Succumbing to the unexpected throes of love, Hester Collyer (Rachel Weisz) abandons her stable life with High Court judge William (Simon Russell Beale) for Freddie (Tom Hiddleston): a youthful pilot, formerly of the RAF. However, their romance is not easy, as we see his frivolous personality slowly evaporating when faced with her needy disposition.
Establishing itself with an intense, compact opening sequence depicting Hester’s attempted suicide, screenwriter and director Terence Davies immediately washes The Deep Blue Sea in a detailed, melancholy tone which evocatively recreates its 1950’s setting. Then, through hazy memories drawn from Hester’s delicate state of mind, Davies explores the actions and discussions which lead up to this unsettling “accident”.
Davies’ adaptation appears to both be helped and hindered by its link to Terence Rattigan’s source material. There’s little doubt that the overall spirit of the play makes the most of its exhibition on the big screen. The post-war, 1950‘s setting is perfectly encapsulated through Florian Hoffmeister’s fluid, blurry cinematography, James Merifield’s illustrative set designs and reminiscent framework. The faults, however, lie in what seems to be a reluctance to move too far from the story’s theatrical roots.
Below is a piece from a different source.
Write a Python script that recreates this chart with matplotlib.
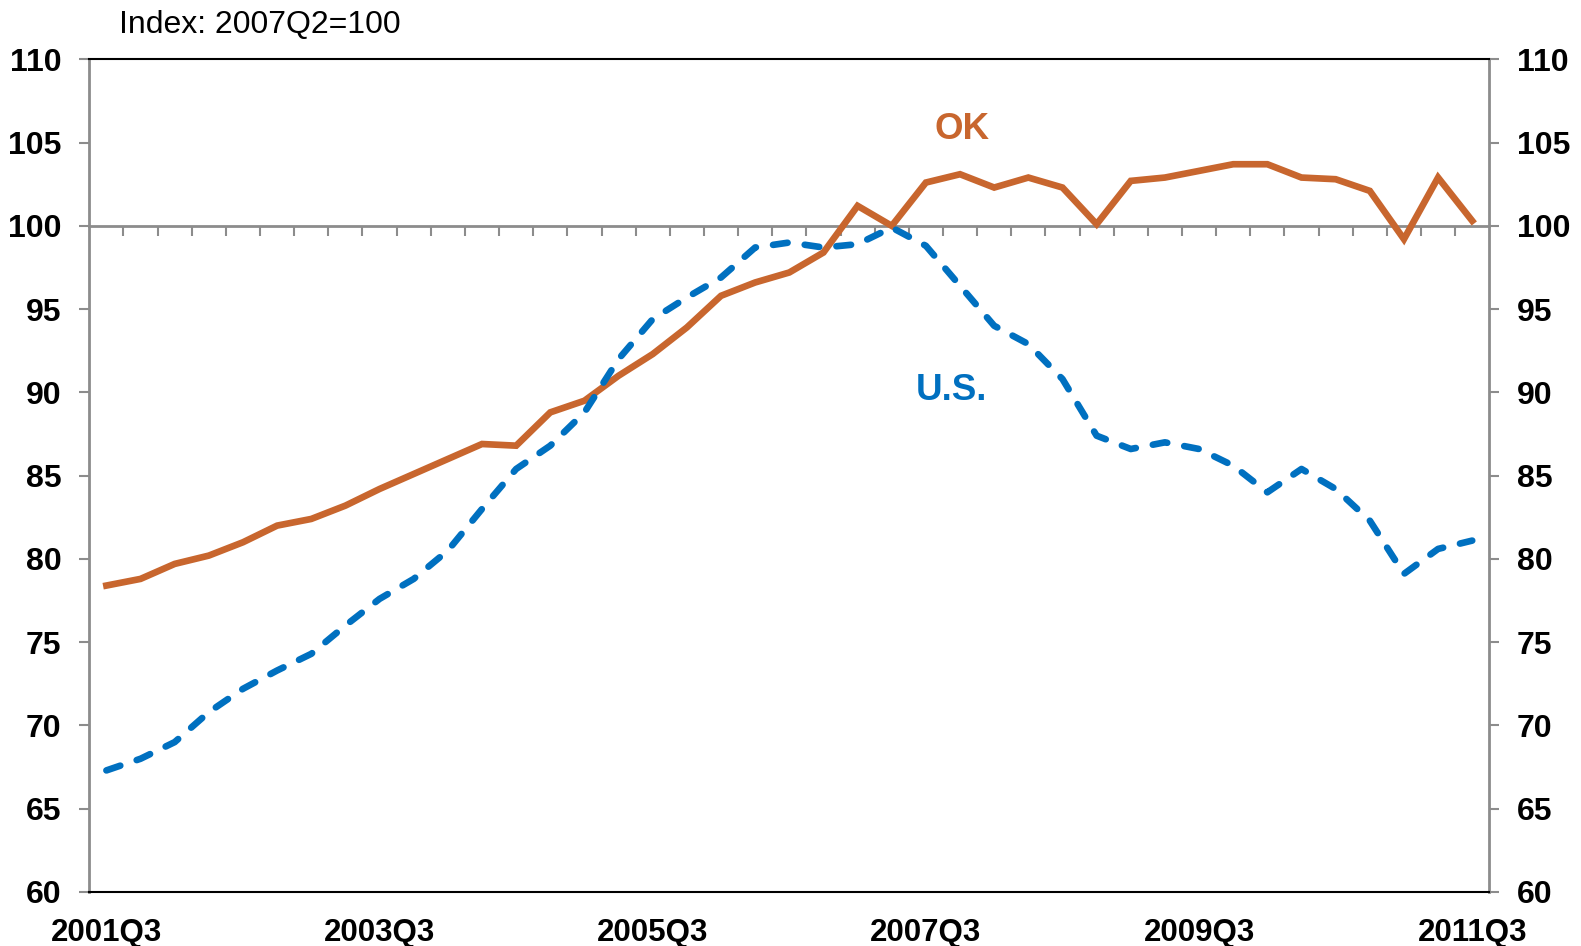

At times, the dialogue-heavy scenes feel too staged and overwrought for the expansive medium of film, hampering not only the fluidity of the actors’ performances, but also their ability to portray the raw, rough emotions that their respective characters are experiencing.
It’s a testament to the three leads – Weisz, Hiddleston and Beale – that The Deep Blue Sea hits such an emotional chord despite its storytelling issues. Weisz, in particular, delivers a rapturous performance as the brittle Hester – a once strong, independent woman who loses her way under the pain of unrequited love. Hiddleston and Beale provide stalwart support as Freddie and William: the catalysts for Hester’s pain, though also potentially the cure.
The Deep Blue Sea represents cinema at its most illustrious and assured: excellent production qualities, a director with an overwhelming eye for the screen, and a performance that utilises the astonishing talents of Rachel Weisz – an undeniably terrific actress – to the full. Unfortunately, the same can’t be said for the dialogue and storytelling, which don’t quite withstand the transition to the big screen.